Voilà un objectif qui, bien entendu, nous intéresse grandement ! La WWF tente de faire la promotion des énergies renouvelables afin de garder le dérèglement climatique en dessous de 1,5°C. Avec des industries qui consomment toujours plus de matières et une activité économique en perpétuelle augmentation, c’est une tâche qui requiert la mobilisation de toutes les forces luttant pour instaurer un modèle plus écologique.
Le principe de précaution est né au Brésil, et plus précisément à Rio, pendant la conférence des Nations-Unies sur l'environnement de 1992. C’est la première fois que des pays placent alors officiellement la préservation de la nature au-dessus de tout.
En règle générale, le moindre risque pour l'environnement décelé peut donc suffire à faire échouer un projet ou à mettre en œuvre des mesures visant à prévenir d'éventuels problèmes.
Si cette déclaration a fait date, très peu de pays ont effectivement inscrit ce principe dans leur droit national. De ce côté, la France a fait plus que cela. En inscrivant les principes généraux du droit de l’environnement dans la charte de l'environnement, elle a donné à ces derniers une valeur constitutionnelle.
En effet, le principe de précaution s’est vu, après avoir été consacré par la Loi Barnier rappelée précédemment, adossée à la Constitution de la Ve République via la Charte de l’Environnement.
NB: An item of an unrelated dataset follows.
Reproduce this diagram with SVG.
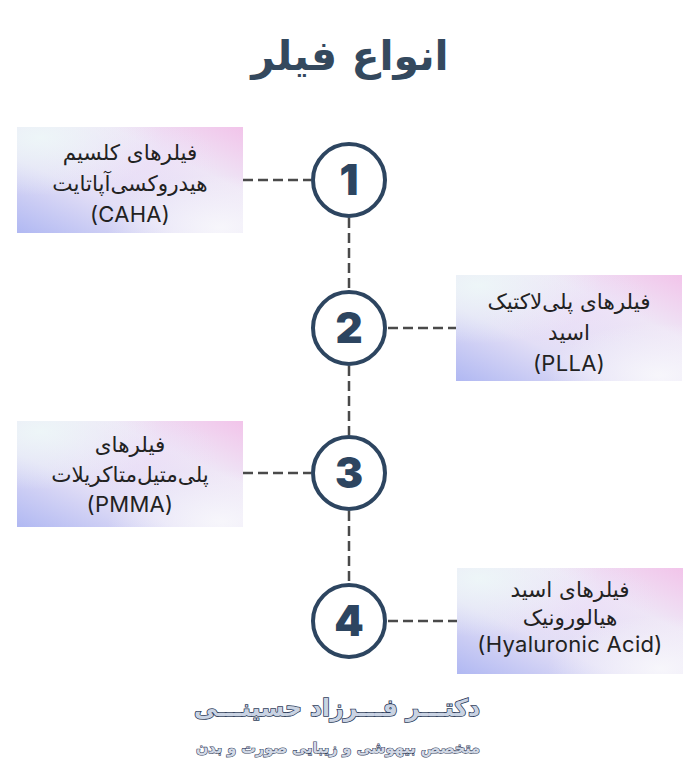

Ce qui fait de la France l’un des pays où la présence de ce principe est, au moins dans les textes, la plus marquée.
Pour autant, ce principe semble souvent oublié de par le monde, notamment à cause du frein qu’il représente pour la réalisation de différents projets de grande envergure. Ainsi, malgré son caractère d’utilité, c’est sans aucun doute le principe le plus décrié au nom du progrès.
En tant que doctrine directrice qui tend à préserver la nature, on pourrait penser que l'application dogmatique du principe de précaution freinerait le progrès dans le monde. Pourtant, la loi Barnier elle-même dans sa formulation est bien plus nuancée que cela.
En effet, il faut se souvenir des derniers mots de la définition de ce principe de la loi Barnier : (comme on ne va pas jouer au yoyo avec l’article, voici donc ces fameux derniers mots) « …visant à prévenir un risque de dommages graves et irréversibles à l’environnement à un coût économiquement acceptable. »
“Un coût économiquement acceptable”
Toute la nuance, et tout ce qui démystifie la puissance théorique de ce principe est là. En effet, pour les travaux importants qui paraissent “vitaux” à l’économie, ce principe peut être outrepassé. En France, c’est ainsi le cas des projets d'aéroports, qui peuvent être approuvés, au détriment de l'application du principe.
Si le principe de précaution semble donc être un objectif vers lequel tous les programmes convergent (et encore, cela dépend quand on analyse le programme écologique des candidats à la présidentielle 2022), ce n’est pas exactement le cas dans les faits. Pour autant, avec une place de choix dans les lois françaises, ce principe a d'ores et déjà toutes les armes (comme la loi relative à la transition énergétique) pour devenir ce phare qui oriente les projets industriels sur le territoire français.